#### [Do this]
Gather every line below where "draw" appears.

--- START OF Data ---

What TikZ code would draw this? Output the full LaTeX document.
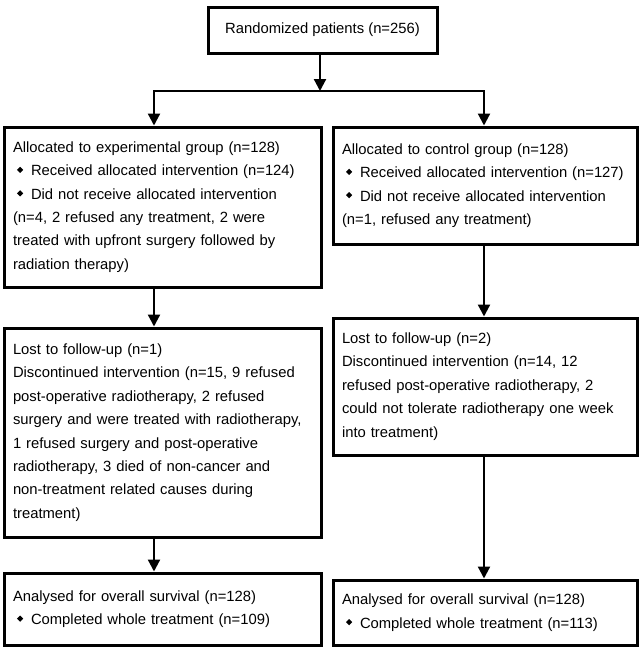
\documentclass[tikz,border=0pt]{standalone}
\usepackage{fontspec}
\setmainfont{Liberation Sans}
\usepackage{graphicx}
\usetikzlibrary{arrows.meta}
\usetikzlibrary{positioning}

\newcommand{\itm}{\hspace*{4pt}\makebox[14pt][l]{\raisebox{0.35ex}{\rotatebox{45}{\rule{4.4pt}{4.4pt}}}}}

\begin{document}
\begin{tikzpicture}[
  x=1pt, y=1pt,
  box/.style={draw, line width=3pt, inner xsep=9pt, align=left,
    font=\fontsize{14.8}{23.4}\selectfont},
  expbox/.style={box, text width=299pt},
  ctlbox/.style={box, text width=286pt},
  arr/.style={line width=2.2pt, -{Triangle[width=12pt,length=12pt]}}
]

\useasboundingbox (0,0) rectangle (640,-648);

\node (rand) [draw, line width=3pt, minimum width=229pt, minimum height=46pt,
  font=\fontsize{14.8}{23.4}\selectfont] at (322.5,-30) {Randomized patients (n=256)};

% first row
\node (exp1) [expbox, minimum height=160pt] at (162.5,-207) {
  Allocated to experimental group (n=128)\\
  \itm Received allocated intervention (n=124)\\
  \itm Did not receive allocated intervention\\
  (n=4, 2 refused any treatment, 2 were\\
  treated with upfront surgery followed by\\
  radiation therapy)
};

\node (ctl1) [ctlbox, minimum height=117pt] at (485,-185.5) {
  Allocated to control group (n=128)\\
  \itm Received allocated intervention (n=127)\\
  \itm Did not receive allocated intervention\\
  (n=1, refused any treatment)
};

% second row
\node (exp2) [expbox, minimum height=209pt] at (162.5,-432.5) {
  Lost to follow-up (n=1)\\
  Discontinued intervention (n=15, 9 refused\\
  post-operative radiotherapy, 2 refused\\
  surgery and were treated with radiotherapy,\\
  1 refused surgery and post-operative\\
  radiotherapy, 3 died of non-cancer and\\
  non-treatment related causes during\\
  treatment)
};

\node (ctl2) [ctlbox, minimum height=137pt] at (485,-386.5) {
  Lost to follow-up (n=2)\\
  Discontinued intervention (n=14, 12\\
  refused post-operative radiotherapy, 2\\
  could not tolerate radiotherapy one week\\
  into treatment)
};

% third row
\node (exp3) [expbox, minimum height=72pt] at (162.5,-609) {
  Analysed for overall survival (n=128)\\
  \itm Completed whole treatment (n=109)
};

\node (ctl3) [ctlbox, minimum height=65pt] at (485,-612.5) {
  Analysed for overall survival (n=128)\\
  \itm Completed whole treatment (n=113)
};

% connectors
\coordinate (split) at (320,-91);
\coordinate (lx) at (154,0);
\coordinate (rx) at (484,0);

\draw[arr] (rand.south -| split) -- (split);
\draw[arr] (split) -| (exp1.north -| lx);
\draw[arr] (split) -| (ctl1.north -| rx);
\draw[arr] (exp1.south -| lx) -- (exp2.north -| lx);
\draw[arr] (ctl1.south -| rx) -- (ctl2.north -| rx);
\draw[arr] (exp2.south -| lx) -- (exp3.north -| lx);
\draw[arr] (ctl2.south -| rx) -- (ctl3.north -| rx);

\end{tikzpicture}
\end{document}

--- END OF Data ---

#### [Answer to this exercise]
What TikZ code would draw this? Output the full LaTeX document.
  box/.style={draw, line width=3pt, inner xsep=9pt, align=left,
\node (rand) [draw, line width=3pt, minimum width=229pt, minimum height=46pt,
\draw[arr] (rand.south -| split) -- (split);
\draw[arr] (split) -| (exp1.north -| lx);
\draw[arr] (split) -| (ctl1.north -| rx);
\draw[arr] (exp1.south -| lx) -- (exp2.north -| lx);
\draw[arr] (ctl1.south -| rx) -- (ctl2.north -| rx);
\draw[arr] (exp2.south -| lx) -- (exp3.north -| lx);
\draw[arr] (ctl2.south -| rx) -- (ctl3.north -| rx);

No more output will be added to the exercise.